Jason Bazil

Assistant Professor, Department of Physiology
Assistant Professor , BioMolecular Science Gateway
Location: Biomedical Physical Sciences Building
Address: 567 Wilson Rd Rm 3195
Profile photo of  Jason Bazil
Photo of: Jason Bazil


###Research Interests
Ischemic heart disease is the leading cause of mortality in the US and worldwide. And a significant portion of deaths are caused by a myocardial infarction which precipitates a lethal injury that involves mitochondria. According to the AHA, every half minute or so, an American has a myocardial infarction and dies from one every minute and a half. These alarming statistics demonstrate the need for a better understanding of the conditions surrounding the injury. In particular, the critical events during ischemia and the effects caused by the injury are not well defined. In order to develop preventative and mitigative measures, research efforts must characterize these phenomena in greater detail and identify the constitutive elements and their complex interactions. My lab uses an integrative strategy that combines both computational modeling and experimental physiology to study these phenomena.

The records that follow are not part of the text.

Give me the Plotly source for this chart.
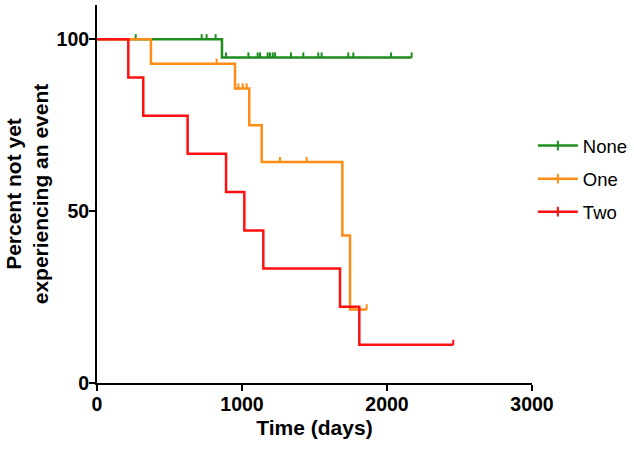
import numpy as np
import plotly.graph_objects as go

# ---- data ----
series_names = ["None", "One", "Two"]

none_t = [0, 862, 2170]
none_s = [100, 94.7, 94.7]
none_cens = [267, 722, 756, 818, 890, 1044, 1108, 1124, 1177, 1193, 1212, 1228,
             1338, 1423, 1526, 1549, 1733, 1768, 2028, 2170]

one_t = [0, 372, 952, 1050, 1136, 1692, 1745, 1860]
one_s = [100, 92.9, 85.7, 75.0, 64.3, 42.9, 21.4, 21.4]
one_cens = [825, 975, 1005, 1032, 1262, 1446, 1860]

two_t = [0, 216, 319, 625, 890, 1016, 1147, 1676, 1809, 2457]
two_s = [100, 88.9, 77.8, 66.7, 55.6, 44.4, 33.3, 22.2, 11.1, 11.1]
two_cens = [2457]

x_ticks = [0, 1000, 2000, 3000]
y_ticks = [0, 50, 100]

colors = ["#1E8C1E", "#FF8C14", "#FF1010"]

FONT = "Liberation Sans, Arial, sans-serif"

fig = go.Figure()

curves = [(none_t, none_s, none_cens), (one_t, one_s, one_cens), (two_t, two_s, two_cens)]
TICK_H = 1.5

for name, (t, s, cens), col in zip(series_names, curves, colors):
    fig.add_trace(go.Scatter(x=t, y=s, mode="lines", line=dict(color=col, width=2.5, shape="hv"),
                             showlegend=False, legendgroup=name, hoverinfo="skip"))
    ta = np.array(t)
    sa = np.array(s)
    cx, cy = [], []
    for c in cens:
        idx = np.searchsorted(ta, c, side="right") - 1
        lvl = sa[idx]
        cx += [c, c, None]
        cy += [lvl, lvl + TICK_H, None]
    fig.add_trace(go.Scatter(x=cx, y=cy, mode="lines", line=dict(color=col, width=2),
                             showlegend=False, legendgroup=name, hoverinfo="skip"))
    fig.add_trace(go.Scatter(x=[None], y=[None], mode="lines+markers", name=name,
                             legendgroup=name,
                             line=dict(color=col, width=2.5),
                             marker=dict(symbol="line-ns", size=7, color=col,
                                         line=dict(color=col, width=2))))

fig.update_layout(
    width=634, height=451,
    margin=dict(l=97, r=102, t=5, b=68, autoexpand=False),
    plot_bgcolor="white", paper_bgcolor="white",
    font=dict(family=FONT, color="black"),
    legend=dict(x=1.002, y=0.677, xanchor="left", yanchor="top",
                font=dict(size=18.5, family=FONT, color="black"),
                itemwidth=40,
                tracegroupgap=6, bgcolor="rgba(0,0,0,0)"),
)

fig.update_xaxes(range=[0, 3000], tickvals=x_ticks, ticks="outside", ticklen=6, tickwidth=2,
                 tickcolor="black", showline=True, linecolor="black", linewidth=2,
                 showgrid=False, zeroline=False, automargin=False,
                 ticklabelstandoff=-3,
                 tickfont=dict(size=19.5, family=FONT, weight="bold"),
                 title=dict(text="<b>Time (days)</b>", font=dict(size=21, family=FONT), standoff=6))
fig.update_yaxes(range=[0, 110], tickvals=y_ticks, ticks="outside", ticklen=6, tickwidth=2,
                 tickcolor="black", showline=True, linecolor="black", linewidth=2,
                 showgrid=False, zeroline=False, automargin=False,
                 ticklabelstandoff=-4,
                 tickfont=dict(size=19.5, family=FONT, weight="bold"),
                 title=dict(text="<b>Percent not yet<br>experiencing an event</b>",
                            font=dict(size=21, family=FONT), standoff=2))

fig.write_html("out.html", config={"displayModeBar": False},
               post_script="document.body.style.margin='0';")
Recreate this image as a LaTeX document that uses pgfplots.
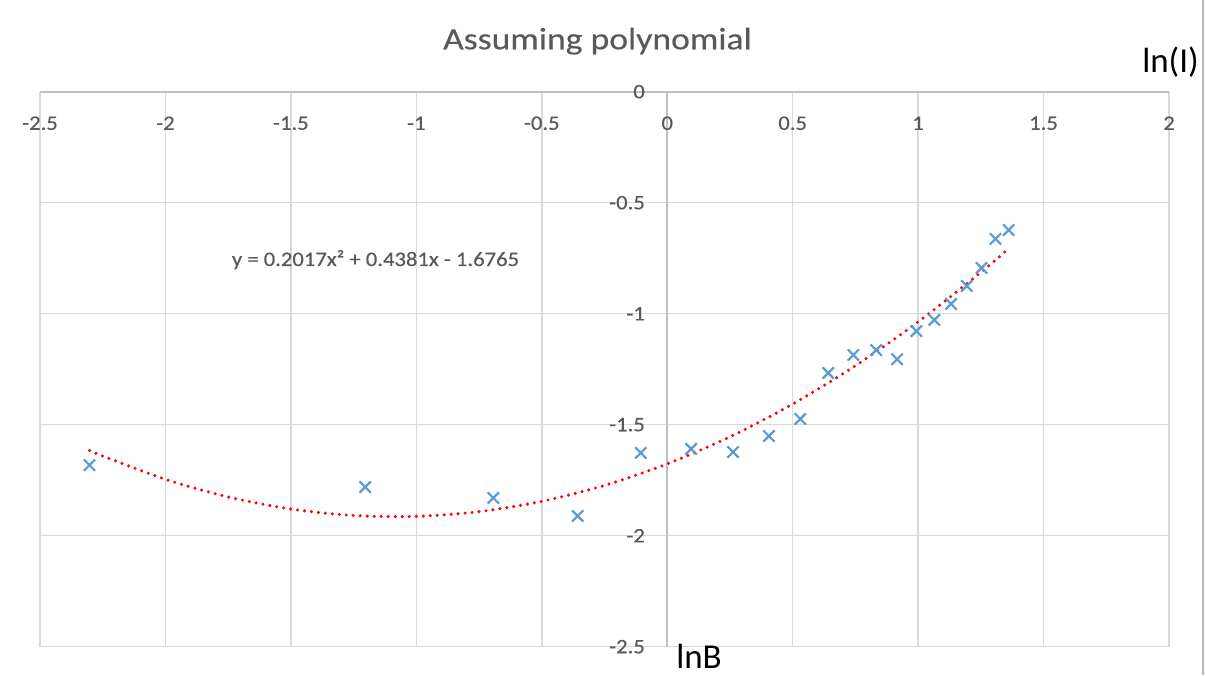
\documentclass[border=0pt]{standalone}
\usepackage{pgfplots}
\pgfplotsset{compat=1.18}
\usepackage{fontspec}
\setmainfont{Carlito}
\newfontfamily\tickfont[FakeStretch=1.1, FakeBold=0.4]{Carlito}
\newfontfamily\titlefont[FakeStretch=1.15, FakeBold=0.3]{Carlito}
\definecolor{txtgray}{HTML}{595959}
\definecolor{gridgray}{HTML}{D9D9D9}
\definecolor{axgray}{HTML}{BFBFBF}
\definecolor{mblue}{HTML}{5B9BD5}
\begin{document}
\begin{tikzpicture}
\useasboundingbox (0,0) rectangle (602.5pt,337.5pt);
\begin{axis}[
  at={(20pt,14.15pt)}, anchor=south west,
  scale only axis, width=564.5pt, height=277.5pt,
  xmin=-2.5, xmax=2, ymin=-2.5, ymax=0,
  axis lines*=middle,
  axis line style={draw=axgray, line width=1pt},
  hide obscured x ticks=false, hide obscured y ticks=false,
  xtick={-2.5,-2,-1.5,-1,-0.5,0,0.5,1,1.5,2},
  ytick={-2.5,-2,-1.5,-1,-0.5,0},
  major tick length=0pt,
  grid=major,
  major grid style={draw=gridgray, line width=0.75pt},
  /pgf/number format/assume math mode=true,
  ticklabel style={font=\tickfont\fontsize{10.3}{11}\selectfont, text=txtgray},
  xticklabel style={anchor=center, yshift=-15.75pt},
  yticklabel style={anchor=east, inner sep=0pt, xshift=-11pt},
  clip=false,
]
\addplot[only marks, mark=x, mark size=4pt, mark options={draw=mblue, line width=1.1pt}] coordinates {
(-2.3026,-1.682) (-1.2040,-1.781) (-0.6931,-1.830) (-0.3567,-1.911)
(-0.1054,-1.627) (0.0953,-1.609) (0.2624,-1.623) (0.4055,-1.551)
(0.5306,-1.474) (0.6419,-1.267) (0.7419,-1.186) (0.8329,-1.164)
(0.9163,-1.205) (0.9933,-1.078) (1.0647,-1.028) (1.1314,-0.956)
(1.1939,-0.875) (1.2528,-0.794) (1.3083,-0.663) (1.3610,-0.623)
};
\addplot[red, smooth, line width=1.7pt, line cap=round, dash pattern=on 0pt off 3.5pt] coordinates {
(-2.3026,-1.6159) (-2.25,-1.6411) (-2,-1.7459) (-1.75,-1.8255) (-1.5,-1.8799)
(-1.25,-1.9089) (-1,-1.9129) (-0.75,-1.8916) (-0.5,-1.8452) (-0.25,-1.7734)
(0,-1.6765) (0.25,-1.5544) (0.5,-1.4070) (0.75,-1.2344) (1,-1.0367)
(1.25,-0.8137) (1.361,-0.7066)
};
\end{axis}
\node[anchor=base, text=txtgray, font=\titlefont\fontsize{15.5}{17}\selectfont, inner sep=0pt] at (298.75pt,312.85pt) {Assuming polynomial};
\node[anchor=base, font=\fontsize{17.5}{19}\selectfont, inner sep=0pt] at (585.25pt,301pt) {ln(I)};
\node[anchor=base, font=\fontsize{17.5}{19}\selectfont, inner sep=0pt] at (349.5pt,3.5pt) {lnB};
\node[anchor=base, text=txtgray, font=\tickfont\fontsize{10.3}{11}\selectfont, inner sep=0pt] at (187.75pt,204.5pt) {y = 0.2017x² + 0.4381x - 1.6765};
\draw[draw=gridgray!85!black, line width=0.75pt] (601.5pt,0) -- (601.5pt,337.5pt);
\end{tikzpicture}
\end{document}
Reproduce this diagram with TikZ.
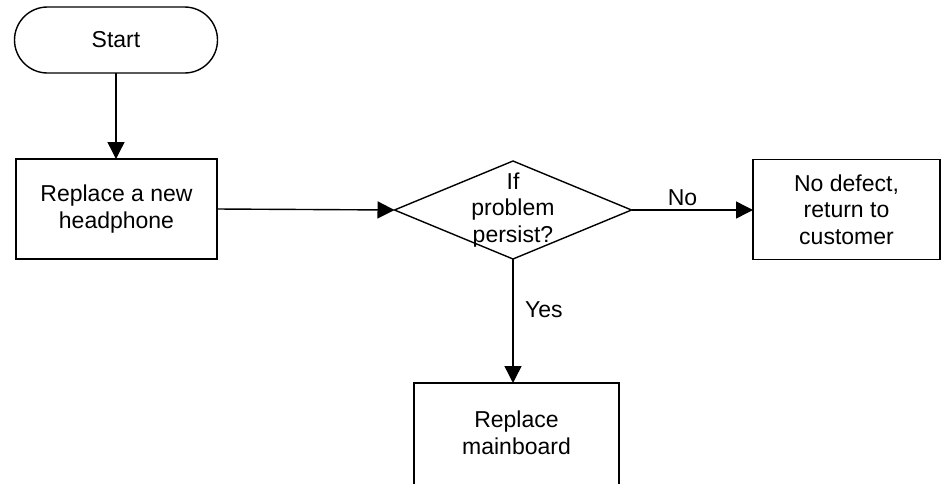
\documentclass[tikz,border=0pt]{standalone}
\usepackage{fontspec}
\setmainfont{Liberation Sans}
\usetikzlibrary{shapes.geometric,arrows.meta}
\tikzset{
  base/.style={font=\fontsize{23}{26.5}\selectfont, align=center, inner sep=0pt, outer sep=0pt},
  boxnode/.style={base, draw, line width=1.4pt, rectangle, minimum height=100pt},
  termnode/.style={base, draw, line width=1.4pt, rectangle, rounded corners=33pt, minimum width=203pt, minimum height=66pt},
  decnode/.style={draw, line width=1.4pt, diamond, inner sep=0pt, outer sep=0pt, minimum width=237pt, minimum height=98pt},
  conn/.style={line width=1.4pt, -{Triangle[length=17pt,width=17pt]}},
  lbl/.style={font=\fontsize{23}{26.5}\selectfont}
}
\begin{document}
\begin{tikzpicture}[x=1pt,y=-1pt]
\useasboundingbox (0,0) rectangle (941,483);
\node[termnode] (start) at (116,40) {Start};
\node[boxnode, minimum width=201pt] (b1) at (116.5,209) {Replace a new\\headphone};
\node[decnode] (dia) at (513,210) {};
\node[base] (dtext) at (513,210) {If\\problem\\persist?};
\node[boxnode, minimum width=187pt] (b3) at (846.5,209.5) {No defect,\\return to\\customer};
\node[base, minimum width=205pt, minimum height=100pt] (mb) at (516.5,433) {Replace\\mainboard};
\draw[line width=1.4pt] ([yshift=-20pt]mb.south west) |- (mb.north east) -- ([yshift=-20pt]mb.south east);
\draw[conn] (start.south) -- (start.south |- b1.north);
\draw[conn] (b1.east) -- (dia.west);
\draw[conn] (dia.east) -- node[lbl, pos=0.42, above] {No} (b3.west |- dia.east);
\draw[conn] (dia.south) -- node[lbl, pos=0.41, right=8pt] {Yes} (dia.south |- mb.north);
\end{tikzpicture}
\end{document}
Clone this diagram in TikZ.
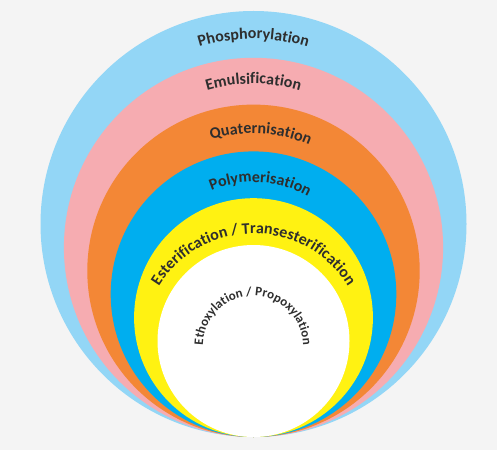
\documentclass[tikz,border=0pt]{standalone}
\usepackage{fontspec}
\newfontfamily\labfont{Carlito}
\usetikzlibrary{decorations.text}
\definecolor{bg}{HTML}{F4F4F4}
\definecolor{ringA}{HTML}{93D6F6}
\definecolor{ringB}{HTML}{F6ACB1}
\definecolor{ringC}{HTML}{F38736}
\definecolor{ringD}{HTML}{00AEEF}
\definecolor{ringE}{HTML}{FFF212}
\definecolor{txt}{HTML}{2E2E2E}
\newcommand{\bigstyle}{\labfont\bfseries\fontsize{16}{19}\selectfont}
\newcommand{\smallstyle}{\labfont\bfseries\fontsize{13}{15}\selectfont}
\begin{document}
\begin{tikzpicture}[x=1pt,y=1pt,
  ring/.style={circle,inner sep=0pt,outer sep=0pt,draw=none,minimum size=#1},
  arclabel/.style={decorate,decoration={text along path,text align=center,text color=txt,text={#1}}}]
\fill[bg] (0,0) rectangle (497,450);
\useasboundingbox (0,0) rectangle (497,450);
\node[ring=426pt,fill=ringA] (r1) at (253.5,226) {};
\node[ring=379.2pt,fill=ringB] (r2) at (253.5,202.6) {};
\node[ring=332.4pt,fill=ringC] (r3) at (253.5,179.2) {};
\node[ring=285.6pt,fill=ringD] (r4) at (253.5,155.8) {};
\node[ring=238.8pt,fill=ringE] (r5) at (253.5,132.4) {};
\node[ring=192pt,fill=white] (r6) at (253.5,109) {};
% labels
\path[arclabel={|\bigstyle|Phosphorylation}] (r1.center) ++(160:185) arc[start angle=160,end angle=20,radius=185];
\path[arclabel={|\bigstyle|Emulsification}] (r2.center) ++(160:163.5) arc[start angle=160,end angle=20,radius=163.5];
\path[arclabel={|\bigstyle|Quaternisation}] (r3.center) ++(157:137.5) arc[start angle=157,end angle=17,radius=137.5];
\path[arclabel={|\bigstyle|Polymerisation}] (r4.center) ++(156.5:112) arc[start angle=156.5,end angle=16.5,radius=112];
\coordinate (tc) at (253.5,105.5);
\path[arclabel={|\bigstyle|Esterification / Transesterification}] (tc) ++(190:111) arc[start angle=190,end angle=-10,radius=111];
\coordinate (ic) at (253,104);
\path[arclabel={|\smallstyle|Ethoxylation / Propoxylation}] (ic) ++(200:50) arc[start angle=200,end angle=-20,radius=50];
\end{tikzpicture}
\end{document}
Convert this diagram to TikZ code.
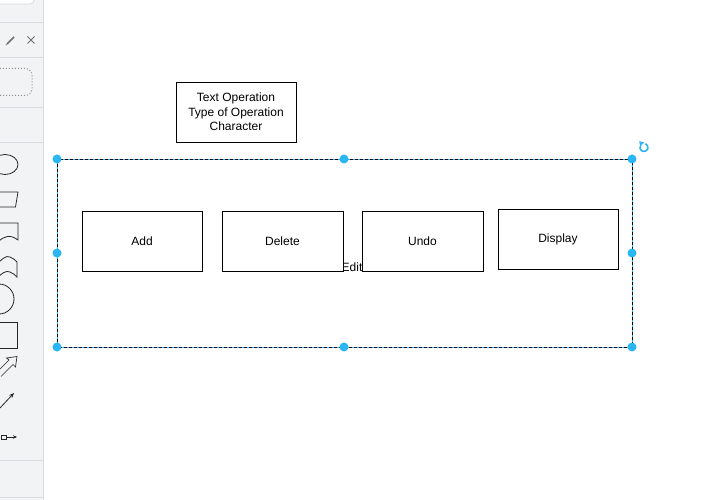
\documentclass[tikz,border=0pt]{standalone}
\usepackage{fontspec}
\setmainfont{Liberation Sans}
\usetikzlibrary{arrows.meta}
\definecolor{selblue}{RGB}{41,182,242}
\definecolor{sidebg}{RGB}{241,243,244}
\definecolor{sideline}{RGB}{218,220,224}
\definecolor{icongray}{RGB}{112,112,112}
\tikzset{
  opbox/.style={draw=black, fill=white, line width=0.9pt, minimum width=120pt, minimum height=60pt, inner sep=0pt, font=\fontsize{12}{14.5}\selectfont},
  plaintext/.style={inner sep=0pt, font=\fontsize{12}{14.5}\selectfont},
  handle/.style={circle, fill=selblue, draw=none, minimum size=9pt, inner sep=0pt},
  sideshape/.style={draw=black!85, line width=0.8pt},
  sep/.style={draw=sideline, line width=0.8pt}
}
\begin{document}
\begin{tikzpicture}[x=1pt,y=-1pt]
\useasboundingbox (0,0) rectangle (710,500);
\fill[white] (0,0) rectangle (710,500);
% ---------- sidebar ----------
\fill[sidebg] (0,0) rectangle (43,500);
\draw[sep] (43.5,0) -- (43.5,500);
\draw[sep, fill=white, rounded corners=4pt] (-6,-10) rectangle (34,4);
\foreach \yy in {22.5,57,107,142,460,497} \draw[sep] (0,\yy) -- (43,\yy);
% pencil and close icons
\draw[icongray, line width=1.6pt] (7,44) -- (14,37);
\draw[icongray, line width=0.6pt] (5.8,45.2) -- (7,44);
\draw[icongray, line width=0.9pt] (27.5,36.5) -- (34.5,43.5) (27.5,43.5) -- (34.5,36.5);
% dotted rounded rect
\draw[icongray!80, line width=1pt, dotted, rounded corners=7pt] (-10,68.5) rectangle (32,95.5);
% shapes
\draw[sideshape] (5,164.5) ellipse [x radius=13, y radius=10];
\draw[sideshape] (-5,192) -- (18,192) -- (15.5,207) -- (-5,207);
\draw[sideshape] (-5,223) -- (18,223) -- (18,240) .. controls (10,234) and (4,236) .. (-2,242);
\draw[sideshape] (-5,266) .. controls (2,259) and (6,255) .. (10,257) .. controls (13,258) and (15,260) .. (17,262) -- (17,277) .. controls (15,275) and (13,273) .. (10,272) .. controls (6,270) and (2,273) .. (-5,280);
\draw[sideshape] (-1,299) circle [radius=15];
\draw[sideshape] (-5,322) rectangle (17,348);
\draw[sideshape, line width=0.7pt] (-3,372) -- (9,360) -- (6.5,358) -- (17,356.5) -- (15.5,367) -- (13,364.5) -- (1,376.5);
\draw[sideshape, line width=0.8pt, -{Stealth[length=5pt,width=4pt]}] (0,408) -- (14,393);
\draw[sideshape, line width=0.8pt, -{Stealth[length=4pt,width=3.5pt]}] (6,437) -- (17,437);
\draw[sideshape, line width=0.7pt] (1,435) rectangle (6,439);
% ---------- diagram ----------
\node[draw=black, fill=white, line width=0.9pt, minimum width=120pt, minimum height=60pt, inner sep=0pt, align=center, font=\fontsize{12}{14.5}\selectfont] (op) at (236,112) {Text Operation\\Type of Operation\\Character};
% selection frame
\coordinate (tl) at (57,159);
\coordinate (br) at (632,347);
\draw[selblue, line width=0.8pt] (tl) rectangle (br);
\draw[black, line width=0.8pt, dash pattern=on 3pt off 2pt] (tl) rectangle (br);
\node[plaintext] (edit) at (352,267) {Edit};
\node[opbox] (add) at (142,241) {Add};
\node[opbox, minimum width=121pt] (del) at (282.5,241) {Delete};
\node[opbox, minimum width=121pt] (undo) at (422.5,241) {Undo};
\node[opbox] (disp) at (558,239) {Display};
% handles
\foreach \hx/\hy [count=\i] in {57/159,344/159,632/159,57/253,632/253,57/347,344/347,632/347}
  \node[handle] (h\i) at (\hx,\hy) {};
% rotate icon (centre 644,147.5)
\draw[selblue, line width=1.6pt] (644,147.5) ++(-70:4) arc[start angle=-70, end angle=215, radius=4];
\fill[selblue] (639.2,141.2) -- (644.2,142.4) -- (640.2,146.2) -- cycle;
\end{tikzpicture}
\end{document}
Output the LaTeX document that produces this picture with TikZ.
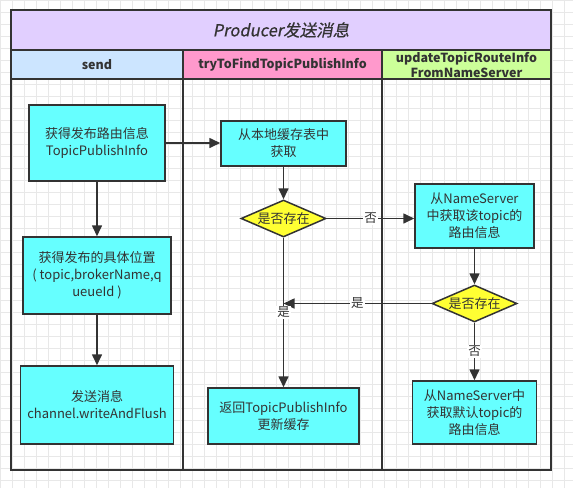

Mitochondria are known to be involved in many pathologies and injuries. Yet little is known of the precise mechanisms by which mitochondrial processes can lead to disease. My lab is pursuing therapeutic strategies by first characterizing mechanisms of mitochondrial dysfunction in heart disease and then identifying feasible measures to prevent it. Much of our work on this topic is focused on cardiac mitochondria. We use state-of-the-art instrumentation to analyze lethal reperfusion injury by monitoring the response of mitochondria to calcium overload and oxidative stress.

In addition, my lab is developing methods for large-scale data analysis. The availability of tools used to query so-called Big Data in an informative manner lag far behind our ability to produce these data. Unlike standard approaches which rely on statistical inference and association, our contributions in this area couple dynamical modeling with network inference and reverse engineering. My lab applies these tools to analyze large-scale data and generates predictive models that are useful for emerging applications in pharmacogenomics and systems pharmacology.

Selected Publications

  • Bazil JN, Blomeyer CA, Stowe DF, Dash RK, and AKS Camara. “Mg2+ differentially regulates two modes of mitochondrial Ca2+ uptake in isolated cardiac mitochondria: Implications for mitochondrial Ca2+ sequestration.” Journal of Bioenergetics and Biomembranes, 2016, 48(3): 175-88. PMC5098337.
  • Bazil, JN, KC Vinnakota, and DA Beard. “Catalytic Coupling of Oxidative Phosphorylation, ATP Demand, and Mitochondrial Reactive Oxygen Species Generation.” Biophysical Journal, 2016, 110(4): 962-71. PMID: 26910433.
  • JN Bazil. “Analysis of a Functional Dimer Model of Ubiquinol Cytochrome c Oxidoreductase.” Biophysical Journal, 2017, 113(7):1599-1612. PMC5627346.
  • Moxley, MA, DA Beard, and JN Bazil. “A pH-Dependent Kinetic Model of Dihydrolipoamide Dehydrogenase from Multiple Organisms.” Biophysical Journal, 2014, 107(12): 2993-3007. PMC4269776.
  • Moxley, MA, DA Beard, and JN Bazil. “Global Kinetic Analysis of Mammalian E3 Reveals pH-dependent NAD+/NADH Regulation, Physiological Kinetic Reversibility, and Catalytic Optimum.” Journal of Biological Chemistry, 2016, 291(6):2712-30. PMID: 26644471.
  • Vinnakota, KC, JN Bazil, FA Van den Bergh, RW Wiseman, and DA Beard. “Feedback Regulation and Time Hierarchy of Oxidative Phosphorylation in Cardiac Mitochondria.” Biophysical Journal, 2016, 110(4):972-80. PMID: 26910434.
  • Wollenman LC, Vander Ploeg MR, Miller ML, Zhang Y, and JN Bazil. “The effect of respiration buffer composition on mitochondrial metabolism and function.” PLoS One, 2017, 12(11):e0187523. PMC5665555.